## Start
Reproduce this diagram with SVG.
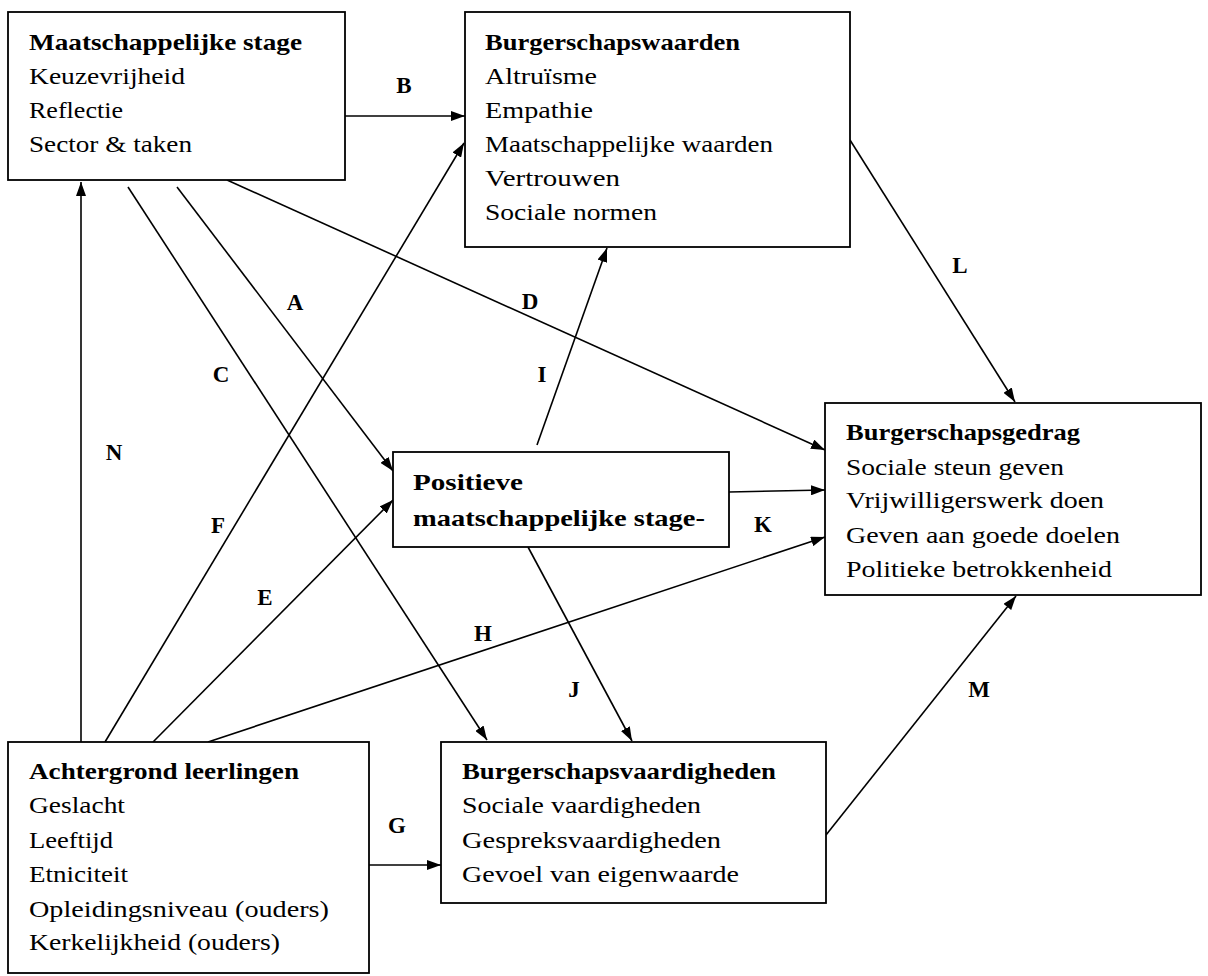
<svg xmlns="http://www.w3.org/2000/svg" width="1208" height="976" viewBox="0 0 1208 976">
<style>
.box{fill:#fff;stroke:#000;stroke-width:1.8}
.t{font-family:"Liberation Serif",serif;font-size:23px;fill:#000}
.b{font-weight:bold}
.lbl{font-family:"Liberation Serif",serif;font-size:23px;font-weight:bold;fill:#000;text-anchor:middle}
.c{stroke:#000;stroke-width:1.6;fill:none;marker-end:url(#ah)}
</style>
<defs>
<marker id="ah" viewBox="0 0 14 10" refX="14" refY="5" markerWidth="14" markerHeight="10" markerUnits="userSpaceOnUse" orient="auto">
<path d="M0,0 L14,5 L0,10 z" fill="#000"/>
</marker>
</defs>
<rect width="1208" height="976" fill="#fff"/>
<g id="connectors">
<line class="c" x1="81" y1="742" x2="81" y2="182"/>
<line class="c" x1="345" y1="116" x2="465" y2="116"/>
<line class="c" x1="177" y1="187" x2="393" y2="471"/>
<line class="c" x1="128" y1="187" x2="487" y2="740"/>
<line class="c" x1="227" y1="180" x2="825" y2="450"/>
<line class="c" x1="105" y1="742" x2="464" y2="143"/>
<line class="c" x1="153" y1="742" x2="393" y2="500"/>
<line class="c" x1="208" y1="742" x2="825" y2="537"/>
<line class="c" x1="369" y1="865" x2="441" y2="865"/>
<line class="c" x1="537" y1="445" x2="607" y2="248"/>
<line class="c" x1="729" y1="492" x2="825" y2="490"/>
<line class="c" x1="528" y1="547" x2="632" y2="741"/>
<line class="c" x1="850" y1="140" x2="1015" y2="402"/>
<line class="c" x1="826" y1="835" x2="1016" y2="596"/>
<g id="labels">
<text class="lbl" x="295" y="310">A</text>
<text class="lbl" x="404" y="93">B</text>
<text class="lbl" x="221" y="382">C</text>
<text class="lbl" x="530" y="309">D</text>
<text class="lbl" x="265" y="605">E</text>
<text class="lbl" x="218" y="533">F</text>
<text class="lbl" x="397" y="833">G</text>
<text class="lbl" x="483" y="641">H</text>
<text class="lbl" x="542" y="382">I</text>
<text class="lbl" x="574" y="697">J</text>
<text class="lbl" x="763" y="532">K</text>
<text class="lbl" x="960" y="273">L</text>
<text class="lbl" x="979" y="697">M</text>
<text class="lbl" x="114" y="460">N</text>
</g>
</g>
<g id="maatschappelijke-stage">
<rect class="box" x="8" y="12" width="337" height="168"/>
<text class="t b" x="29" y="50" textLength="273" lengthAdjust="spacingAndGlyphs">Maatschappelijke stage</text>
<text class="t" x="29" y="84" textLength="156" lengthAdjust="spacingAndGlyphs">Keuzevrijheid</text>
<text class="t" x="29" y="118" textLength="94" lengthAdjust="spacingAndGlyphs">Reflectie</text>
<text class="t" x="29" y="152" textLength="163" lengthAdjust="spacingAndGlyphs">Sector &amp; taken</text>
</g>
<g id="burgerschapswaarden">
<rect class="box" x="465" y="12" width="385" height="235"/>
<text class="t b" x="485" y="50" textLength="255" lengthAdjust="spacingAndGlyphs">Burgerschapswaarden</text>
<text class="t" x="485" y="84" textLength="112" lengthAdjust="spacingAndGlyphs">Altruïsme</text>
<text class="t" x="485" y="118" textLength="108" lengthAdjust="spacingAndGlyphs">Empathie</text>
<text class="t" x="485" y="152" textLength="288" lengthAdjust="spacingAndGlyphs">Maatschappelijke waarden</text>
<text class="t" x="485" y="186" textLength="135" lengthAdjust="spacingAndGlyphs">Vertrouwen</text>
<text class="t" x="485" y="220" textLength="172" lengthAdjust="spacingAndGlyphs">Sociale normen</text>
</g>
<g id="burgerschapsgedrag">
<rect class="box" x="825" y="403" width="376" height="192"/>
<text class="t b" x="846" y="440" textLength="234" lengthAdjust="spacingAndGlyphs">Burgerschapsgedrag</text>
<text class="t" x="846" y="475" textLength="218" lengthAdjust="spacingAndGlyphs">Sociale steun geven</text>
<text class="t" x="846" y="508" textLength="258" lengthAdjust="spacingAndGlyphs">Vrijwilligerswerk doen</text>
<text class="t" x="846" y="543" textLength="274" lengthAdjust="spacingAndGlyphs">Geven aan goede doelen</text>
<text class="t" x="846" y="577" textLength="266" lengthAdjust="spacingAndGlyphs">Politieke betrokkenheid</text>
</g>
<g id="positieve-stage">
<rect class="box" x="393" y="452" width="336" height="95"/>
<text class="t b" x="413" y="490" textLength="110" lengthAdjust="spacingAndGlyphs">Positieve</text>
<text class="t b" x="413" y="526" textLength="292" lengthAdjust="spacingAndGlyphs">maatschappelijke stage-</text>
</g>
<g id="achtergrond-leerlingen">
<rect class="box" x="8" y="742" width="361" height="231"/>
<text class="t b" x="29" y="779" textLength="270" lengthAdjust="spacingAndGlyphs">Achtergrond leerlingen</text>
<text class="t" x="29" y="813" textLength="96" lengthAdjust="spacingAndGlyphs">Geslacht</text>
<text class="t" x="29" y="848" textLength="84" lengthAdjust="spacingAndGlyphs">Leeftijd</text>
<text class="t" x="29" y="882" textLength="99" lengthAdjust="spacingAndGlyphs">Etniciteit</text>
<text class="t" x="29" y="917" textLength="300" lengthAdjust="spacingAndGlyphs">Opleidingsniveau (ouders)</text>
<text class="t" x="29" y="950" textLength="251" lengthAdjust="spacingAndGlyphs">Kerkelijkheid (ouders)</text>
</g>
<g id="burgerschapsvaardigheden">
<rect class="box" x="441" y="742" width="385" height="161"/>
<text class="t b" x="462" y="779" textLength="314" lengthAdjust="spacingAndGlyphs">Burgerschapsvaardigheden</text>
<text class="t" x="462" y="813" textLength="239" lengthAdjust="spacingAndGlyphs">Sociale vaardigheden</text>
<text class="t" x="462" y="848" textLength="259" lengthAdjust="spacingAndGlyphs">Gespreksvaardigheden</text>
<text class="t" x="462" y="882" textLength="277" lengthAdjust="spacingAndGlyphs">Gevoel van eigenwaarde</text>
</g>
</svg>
## End
## Start
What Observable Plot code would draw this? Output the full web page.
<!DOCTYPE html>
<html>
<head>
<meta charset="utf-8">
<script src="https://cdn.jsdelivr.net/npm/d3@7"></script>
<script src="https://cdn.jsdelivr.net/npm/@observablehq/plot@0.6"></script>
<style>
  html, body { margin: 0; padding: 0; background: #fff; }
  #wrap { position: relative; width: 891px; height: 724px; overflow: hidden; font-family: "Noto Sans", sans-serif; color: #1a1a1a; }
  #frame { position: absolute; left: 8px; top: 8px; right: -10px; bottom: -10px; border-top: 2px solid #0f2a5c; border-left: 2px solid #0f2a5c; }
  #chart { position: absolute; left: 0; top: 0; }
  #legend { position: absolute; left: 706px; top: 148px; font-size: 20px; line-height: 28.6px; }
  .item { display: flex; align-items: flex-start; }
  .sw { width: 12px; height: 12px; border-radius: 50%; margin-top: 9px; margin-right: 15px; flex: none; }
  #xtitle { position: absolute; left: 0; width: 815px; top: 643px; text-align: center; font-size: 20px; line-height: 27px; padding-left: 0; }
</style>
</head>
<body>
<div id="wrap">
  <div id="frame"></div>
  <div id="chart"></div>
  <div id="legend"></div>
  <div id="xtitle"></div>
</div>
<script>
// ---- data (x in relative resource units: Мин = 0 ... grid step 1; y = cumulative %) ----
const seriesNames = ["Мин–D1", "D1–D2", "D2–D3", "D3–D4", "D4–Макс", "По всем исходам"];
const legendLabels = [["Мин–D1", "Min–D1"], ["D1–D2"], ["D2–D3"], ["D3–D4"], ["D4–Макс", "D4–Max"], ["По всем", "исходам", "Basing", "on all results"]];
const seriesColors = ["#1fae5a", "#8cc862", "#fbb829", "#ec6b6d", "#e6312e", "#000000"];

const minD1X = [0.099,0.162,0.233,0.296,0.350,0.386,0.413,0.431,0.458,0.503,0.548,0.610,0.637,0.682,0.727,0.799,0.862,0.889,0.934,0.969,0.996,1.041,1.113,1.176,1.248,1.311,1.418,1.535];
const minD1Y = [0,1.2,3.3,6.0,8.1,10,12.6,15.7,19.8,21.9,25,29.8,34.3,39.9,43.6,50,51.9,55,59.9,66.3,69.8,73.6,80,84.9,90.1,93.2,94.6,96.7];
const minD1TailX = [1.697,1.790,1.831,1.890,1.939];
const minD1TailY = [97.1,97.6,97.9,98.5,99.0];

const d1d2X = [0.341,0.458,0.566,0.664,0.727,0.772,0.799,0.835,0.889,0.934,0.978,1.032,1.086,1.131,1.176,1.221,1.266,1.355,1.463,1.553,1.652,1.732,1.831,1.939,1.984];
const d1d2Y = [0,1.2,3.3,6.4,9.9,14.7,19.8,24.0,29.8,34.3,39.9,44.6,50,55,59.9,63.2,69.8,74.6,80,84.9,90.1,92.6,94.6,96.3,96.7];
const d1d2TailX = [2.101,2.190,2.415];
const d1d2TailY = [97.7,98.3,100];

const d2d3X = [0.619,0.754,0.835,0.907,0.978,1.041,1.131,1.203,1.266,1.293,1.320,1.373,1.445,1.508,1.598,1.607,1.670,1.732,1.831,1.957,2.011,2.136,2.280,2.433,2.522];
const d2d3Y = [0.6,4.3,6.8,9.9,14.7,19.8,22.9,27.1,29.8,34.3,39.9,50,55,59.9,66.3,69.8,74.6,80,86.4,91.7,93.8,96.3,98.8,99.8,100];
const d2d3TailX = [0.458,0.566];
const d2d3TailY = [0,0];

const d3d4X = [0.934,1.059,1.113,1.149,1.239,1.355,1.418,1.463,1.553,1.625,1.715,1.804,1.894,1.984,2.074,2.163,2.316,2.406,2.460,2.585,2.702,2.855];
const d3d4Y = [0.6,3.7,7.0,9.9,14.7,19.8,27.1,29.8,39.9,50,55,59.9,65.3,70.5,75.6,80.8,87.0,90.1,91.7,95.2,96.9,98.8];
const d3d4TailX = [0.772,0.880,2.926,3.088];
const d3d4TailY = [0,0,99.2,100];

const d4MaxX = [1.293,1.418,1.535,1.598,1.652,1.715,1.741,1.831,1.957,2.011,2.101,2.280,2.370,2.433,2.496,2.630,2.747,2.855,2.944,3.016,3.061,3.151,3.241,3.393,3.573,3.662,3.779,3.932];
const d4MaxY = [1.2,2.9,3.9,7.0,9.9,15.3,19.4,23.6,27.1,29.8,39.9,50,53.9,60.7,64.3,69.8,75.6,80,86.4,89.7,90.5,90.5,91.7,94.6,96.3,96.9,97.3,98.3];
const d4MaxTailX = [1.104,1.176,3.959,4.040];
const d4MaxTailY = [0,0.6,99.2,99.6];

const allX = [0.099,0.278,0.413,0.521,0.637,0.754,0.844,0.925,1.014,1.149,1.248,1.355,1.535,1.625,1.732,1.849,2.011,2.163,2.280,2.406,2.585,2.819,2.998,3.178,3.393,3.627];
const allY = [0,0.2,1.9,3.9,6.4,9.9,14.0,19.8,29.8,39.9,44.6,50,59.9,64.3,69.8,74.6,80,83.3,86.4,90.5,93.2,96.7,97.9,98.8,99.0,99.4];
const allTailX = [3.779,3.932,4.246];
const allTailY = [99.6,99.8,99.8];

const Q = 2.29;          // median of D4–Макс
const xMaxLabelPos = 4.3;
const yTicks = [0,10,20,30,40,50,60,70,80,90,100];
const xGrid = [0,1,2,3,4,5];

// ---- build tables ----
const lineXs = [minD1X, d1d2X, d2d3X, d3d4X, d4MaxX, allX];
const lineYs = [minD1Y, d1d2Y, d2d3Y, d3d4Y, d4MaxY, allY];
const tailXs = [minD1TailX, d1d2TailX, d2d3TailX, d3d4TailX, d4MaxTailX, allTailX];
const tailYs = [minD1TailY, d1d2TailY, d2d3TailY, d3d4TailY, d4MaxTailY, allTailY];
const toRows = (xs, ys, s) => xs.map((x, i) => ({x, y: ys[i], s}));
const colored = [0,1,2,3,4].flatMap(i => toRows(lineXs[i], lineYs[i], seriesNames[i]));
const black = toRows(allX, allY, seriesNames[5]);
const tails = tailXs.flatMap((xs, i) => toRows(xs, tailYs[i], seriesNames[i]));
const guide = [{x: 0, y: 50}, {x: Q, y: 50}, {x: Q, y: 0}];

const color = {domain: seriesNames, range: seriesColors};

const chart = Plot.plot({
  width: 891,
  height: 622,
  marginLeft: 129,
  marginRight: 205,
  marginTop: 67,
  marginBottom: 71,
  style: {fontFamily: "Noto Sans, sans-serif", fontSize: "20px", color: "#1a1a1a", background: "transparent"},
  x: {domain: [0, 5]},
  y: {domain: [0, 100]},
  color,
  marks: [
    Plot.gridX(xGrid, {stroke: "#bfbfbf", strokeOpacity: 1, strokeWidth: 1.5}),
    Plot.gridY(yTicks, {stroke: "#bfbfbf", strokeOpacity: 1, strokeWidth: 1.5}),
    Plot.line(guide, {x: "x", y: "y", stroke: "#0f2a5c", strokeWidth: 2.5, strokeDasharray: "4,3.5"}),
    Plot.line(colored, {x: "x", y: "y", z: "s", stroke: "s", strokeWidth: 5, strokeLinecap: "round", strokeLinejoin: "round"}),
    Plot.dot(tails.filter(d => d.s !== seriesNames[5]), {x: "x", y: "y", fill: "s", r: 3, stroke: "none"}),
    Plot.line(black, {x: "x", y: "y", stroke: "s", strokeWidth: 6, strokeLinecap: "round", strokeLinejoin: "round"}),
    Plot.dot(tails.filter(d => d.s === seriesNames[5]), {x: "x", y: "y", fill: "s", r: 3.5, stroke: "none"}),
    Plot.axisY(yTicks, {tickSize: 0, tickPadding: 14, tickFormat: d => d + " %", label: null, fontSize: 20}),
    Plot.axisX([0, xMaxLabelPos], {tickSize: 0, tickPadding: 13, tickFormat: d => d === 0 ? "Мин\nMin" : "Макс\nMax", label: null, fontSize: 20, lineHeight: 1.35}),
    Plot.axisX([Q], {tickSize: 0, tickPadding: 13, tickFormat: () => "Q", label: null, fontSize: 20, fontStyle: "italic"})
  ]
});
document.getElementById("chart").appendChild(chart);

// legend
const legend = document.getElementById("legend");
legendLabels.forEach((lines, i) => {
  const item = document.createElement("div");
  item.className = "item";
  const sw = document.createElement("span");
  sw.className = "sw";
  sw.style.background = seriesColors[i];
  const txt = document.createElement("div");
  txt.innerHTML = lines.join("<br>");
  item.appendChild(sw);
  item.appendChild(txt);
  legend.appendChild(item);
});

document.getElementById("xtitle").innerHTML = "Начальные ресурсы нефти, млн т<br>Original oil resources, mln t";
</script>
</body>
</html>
## End
Your task: Give only the number of lines in the listing above that include the string "this".

The response: 2